DIGITALLY REMASTERED VIDEO HIGHLIGHTS of the three-hour 1969 moonwalk have been revealed for the first time to a public audience. They include a clearer picture of Neil Armstrong’s descent down the stairs of the lunar module, which was taken from the Parkes Radio Observatory and the Honeysuckle Creek tracking station outside Canberra on 21 July 1969 (Australian time).

The long-forgotten video footage was uncovered during a decade-long search for the original recordings of the moonwalk, and involved lengthy detective work and clandestine meetings, says astronomer and telescope operator John Sarkissian from the CSIRO at Parkes, who headed up the search. “We found lots of videos and things all over the place and we compiled them into a single seamless video of the whole moonwalk”, John told Australian Geographic.
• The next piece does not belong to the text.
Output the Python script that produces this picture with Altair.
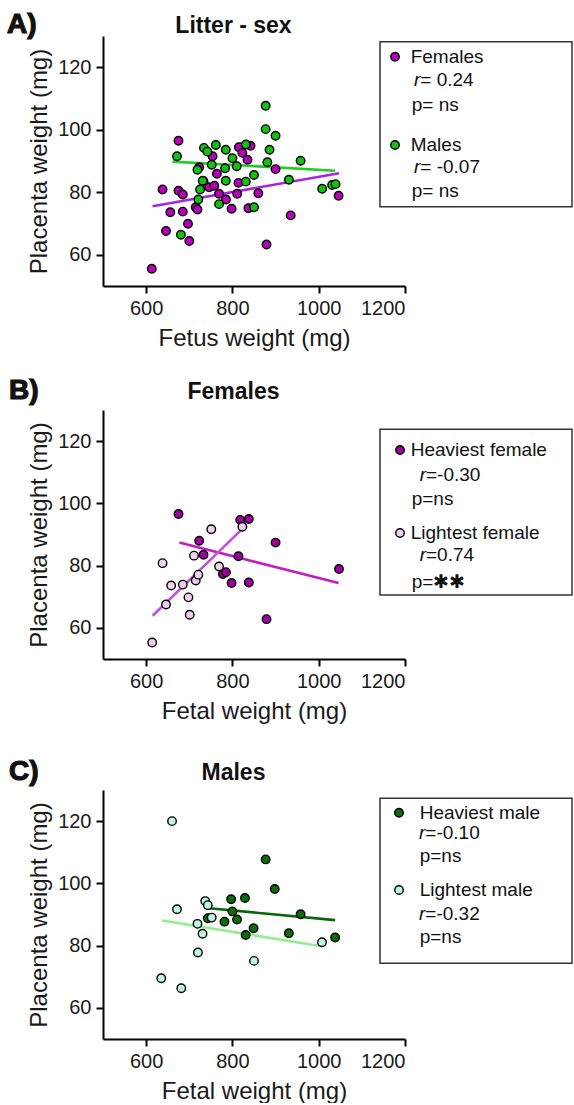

This was then restored to clean up the degradation of the videos experienced over the past 40 years, he adds. Though NASA released some clips last year, the full video has only been seen by a few veteran astronauts, including Buzz Aldrin.

The digitally enhanced footage includes Neil Armstrong’s first step on the Moon’s surface, Buzz Aldrin’s decent of the lunar module ladder, the plaque reading and the raising of the US flag. The restoration took months of painstaking work as the videos had to be cleaned frame-by-frame.

Read the full story about the discovery and restoration of the footage here. The footage was shown tonight at the Australian Geographic Society Awards dinner in Sydney. Dr Buzz Aldrin was the guest of honour and received the the AG Society Honorary Lifetime of Adventure award at the event.